> Stated problem: Print the listing below from its opening line through the line holding "import seaborn as sns", both ends included.

>> begin

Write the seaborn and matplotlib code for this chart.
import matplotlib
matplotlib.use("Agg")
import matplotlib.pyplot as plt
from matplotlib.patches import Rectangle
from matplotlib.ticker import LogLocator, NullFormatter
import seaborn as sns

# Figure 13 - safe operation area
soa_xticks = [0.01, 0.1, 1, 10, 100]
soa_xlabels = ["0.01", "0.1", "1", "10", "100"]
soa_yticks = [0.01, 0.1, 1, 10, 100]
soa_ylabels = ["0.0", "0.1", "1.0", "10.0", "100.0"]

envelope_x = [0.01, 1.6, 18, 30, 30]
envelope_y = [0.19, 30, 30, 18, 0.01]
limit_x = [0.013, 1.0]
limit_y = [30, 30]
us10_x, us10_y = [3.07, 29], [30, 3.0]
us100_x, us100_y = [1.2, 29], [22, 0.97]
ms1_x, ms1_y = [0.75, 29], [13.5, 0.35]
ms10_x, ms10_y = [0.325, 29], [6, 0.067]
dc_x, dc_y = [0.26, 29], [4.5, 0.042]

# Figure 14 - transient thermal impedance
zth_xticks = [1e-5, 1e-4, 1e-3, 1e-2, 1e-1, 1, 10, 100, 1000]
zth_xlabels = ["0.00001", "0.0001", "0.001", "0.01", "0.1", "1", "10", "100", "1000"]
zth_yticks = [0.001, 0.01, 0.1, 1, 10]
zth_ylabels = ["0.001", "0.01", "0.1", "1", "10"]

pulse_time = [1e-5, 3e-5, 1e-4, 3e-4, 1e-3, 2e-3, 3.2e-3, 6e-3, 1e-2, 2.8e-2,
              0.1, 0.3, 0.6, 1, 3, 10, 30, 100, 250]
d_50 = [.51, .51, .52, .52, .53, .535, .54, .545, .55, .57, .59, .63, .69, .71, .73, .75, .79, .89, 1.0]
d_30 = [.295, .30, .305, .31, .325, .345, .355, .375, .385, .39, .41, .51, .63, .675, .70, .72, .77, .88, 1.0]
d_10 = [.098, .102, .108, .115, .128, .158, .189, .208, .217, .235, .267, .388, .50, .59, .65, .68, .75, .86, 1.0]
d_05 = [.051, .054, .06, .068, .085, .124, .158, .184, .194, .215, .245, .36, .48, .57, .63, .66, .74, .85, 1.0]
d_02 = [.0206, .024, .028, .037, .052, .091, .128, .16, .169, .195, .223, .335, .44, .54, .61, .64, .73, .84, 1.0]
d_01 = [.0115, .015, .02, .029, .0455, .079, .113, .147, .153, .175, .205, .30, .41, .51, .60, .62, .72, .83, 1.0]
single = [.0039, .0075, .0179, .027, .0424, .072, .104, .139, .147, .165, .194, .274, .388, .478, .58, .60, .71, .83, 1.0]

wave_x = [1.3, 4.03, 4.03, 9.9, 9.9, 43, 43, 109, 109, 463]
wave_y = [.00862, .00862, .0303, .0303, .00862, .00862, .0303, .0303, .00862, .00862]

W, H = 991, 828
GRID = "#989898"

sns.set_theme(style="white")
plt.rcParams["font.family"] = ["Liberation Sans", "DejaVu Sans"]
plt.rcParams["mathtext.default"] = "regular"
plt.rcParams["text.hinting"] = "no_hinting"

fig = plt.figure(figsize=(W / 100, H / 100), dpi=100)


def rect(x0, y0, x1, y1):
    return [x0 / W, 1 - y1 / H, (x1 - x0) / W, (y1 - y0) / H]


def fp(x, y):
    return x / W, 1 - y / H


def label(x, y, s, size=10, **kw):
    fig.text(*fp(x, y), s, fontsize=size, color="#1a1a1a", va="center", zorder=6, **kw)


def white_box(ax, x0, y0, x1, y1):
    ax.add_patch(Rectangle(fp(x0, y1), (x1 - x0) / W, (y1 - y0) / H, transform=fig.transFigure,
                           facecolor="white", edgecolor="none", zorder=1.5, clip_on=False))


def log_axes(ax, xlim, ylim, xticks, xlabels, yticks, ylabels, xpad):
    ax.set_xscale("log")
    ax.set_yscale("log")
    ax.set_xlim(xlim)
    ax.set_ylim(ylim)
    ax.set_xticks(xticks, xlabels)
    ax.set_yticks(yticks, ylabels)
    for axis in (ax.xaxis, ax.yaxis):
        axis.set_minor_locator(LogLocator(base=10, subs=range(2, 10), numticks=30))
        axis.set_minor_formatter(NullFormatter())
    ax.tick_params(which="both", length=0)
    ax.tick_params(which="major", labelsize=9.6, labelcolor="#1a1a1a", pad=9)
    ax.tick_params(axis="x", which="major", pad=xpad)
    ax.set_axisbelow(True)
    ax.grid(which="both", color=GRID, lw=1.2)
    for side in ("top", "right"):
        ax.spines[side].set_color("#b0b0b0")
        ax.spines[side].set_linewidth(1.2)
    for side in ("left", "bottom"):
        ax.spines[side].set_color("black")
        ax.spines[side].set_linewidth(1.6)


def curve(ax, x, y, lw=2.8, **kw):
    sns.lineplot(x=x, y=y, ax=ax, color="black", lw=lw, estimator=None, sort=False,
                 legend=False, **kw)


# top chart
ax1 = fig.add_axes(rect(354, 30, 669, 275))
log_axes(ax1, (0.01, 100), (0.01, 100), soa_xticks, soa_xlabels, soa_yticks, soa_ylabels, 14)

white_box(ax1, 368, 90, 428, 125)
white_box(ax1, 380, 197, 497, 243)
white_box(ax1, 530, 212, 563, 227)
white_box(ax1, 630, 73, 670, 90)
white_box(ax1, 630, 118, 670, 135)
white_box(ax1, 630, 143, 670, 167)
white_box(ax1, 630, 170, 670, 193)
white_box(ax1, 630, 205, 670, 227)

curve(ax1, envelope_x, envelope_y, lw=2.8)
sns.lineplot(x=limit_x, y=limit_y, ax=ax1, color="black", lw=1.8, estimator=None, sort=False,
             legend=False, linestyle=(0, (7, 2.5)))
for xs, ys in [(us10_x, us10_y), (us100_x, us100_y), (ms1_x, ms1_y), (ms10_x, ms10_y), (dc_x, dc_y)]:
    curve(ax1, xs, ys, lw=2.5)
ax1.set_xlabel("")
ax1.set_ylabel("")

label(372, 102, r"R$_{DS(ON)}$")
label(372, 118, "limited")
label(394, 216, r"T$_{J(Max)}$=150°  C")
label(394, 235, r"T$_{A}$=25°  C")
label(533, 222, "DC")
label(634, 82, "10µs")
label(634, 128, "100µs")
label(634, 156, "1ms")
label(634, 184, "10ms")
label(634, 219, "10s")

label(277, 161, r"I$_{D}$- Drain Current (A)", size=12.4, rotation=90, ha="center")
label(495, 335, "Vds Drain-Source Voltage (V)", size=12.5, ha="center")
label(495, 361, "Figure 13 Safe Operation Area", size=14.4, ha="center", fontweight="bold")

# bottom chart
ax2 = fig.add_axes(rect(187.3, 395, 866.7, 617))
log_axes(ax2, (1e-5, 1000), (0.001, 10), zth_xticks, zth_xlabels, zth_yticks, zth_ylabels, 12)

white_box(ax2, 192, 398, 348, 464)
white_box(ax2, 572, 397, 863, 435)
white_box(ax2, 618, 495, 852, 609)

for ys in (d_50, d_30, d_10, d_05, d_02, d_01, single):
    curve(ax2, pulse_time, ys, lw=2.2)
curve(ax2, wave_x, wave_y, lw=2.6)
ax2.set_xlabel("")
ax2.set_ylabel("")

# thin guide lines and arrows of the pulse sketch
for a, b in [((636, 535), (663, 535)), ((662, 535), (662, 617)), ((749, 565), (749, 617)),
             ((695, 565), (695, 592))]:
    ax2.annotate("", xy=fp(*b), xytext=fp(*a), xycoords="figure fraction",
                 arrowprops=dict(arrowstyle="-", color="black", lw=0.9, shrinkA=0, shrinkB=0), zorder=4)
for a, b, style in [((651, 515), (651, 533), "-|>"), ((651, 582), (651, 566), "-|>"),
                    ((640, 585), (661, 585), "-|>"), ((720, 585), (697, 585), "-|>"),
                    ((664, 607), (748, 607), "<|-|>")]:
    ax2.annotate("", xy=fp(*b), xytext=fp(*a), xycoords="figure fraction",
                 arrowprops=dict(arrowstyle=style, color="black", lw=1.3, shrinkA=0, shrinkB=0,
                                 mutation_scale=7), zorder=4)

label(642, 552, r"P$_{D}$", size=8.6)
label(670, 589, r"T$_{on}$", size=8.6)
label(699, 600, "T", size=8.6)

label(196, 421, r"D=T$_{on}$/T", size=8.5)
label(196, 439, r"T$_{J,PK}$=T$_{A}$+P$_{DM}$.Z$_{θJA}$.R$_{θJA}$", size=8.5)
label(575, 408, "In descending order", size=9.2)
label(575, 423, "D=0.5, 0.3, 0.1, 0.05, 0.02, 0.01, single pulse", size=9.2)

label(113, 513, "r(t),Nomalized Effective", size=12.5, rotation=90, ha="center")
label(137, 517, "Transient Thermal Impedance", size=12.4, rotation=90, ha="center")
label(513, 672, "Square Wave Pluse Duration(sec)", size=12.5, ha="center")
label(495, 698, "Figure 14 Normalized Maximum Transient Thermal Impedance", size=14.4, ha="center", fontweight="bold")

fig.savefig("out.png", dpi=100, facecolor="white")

>> end

> Response below:
Write the seaborn and matplotlib code for this chart.
import matplotlib
matplotlib.use("Agg")
import matplotlib.pyplot as plt
from matplotlib.patches import Rectangle
from matplotlib.ticker import LogLocator, NullFormatter
import seaborn as sns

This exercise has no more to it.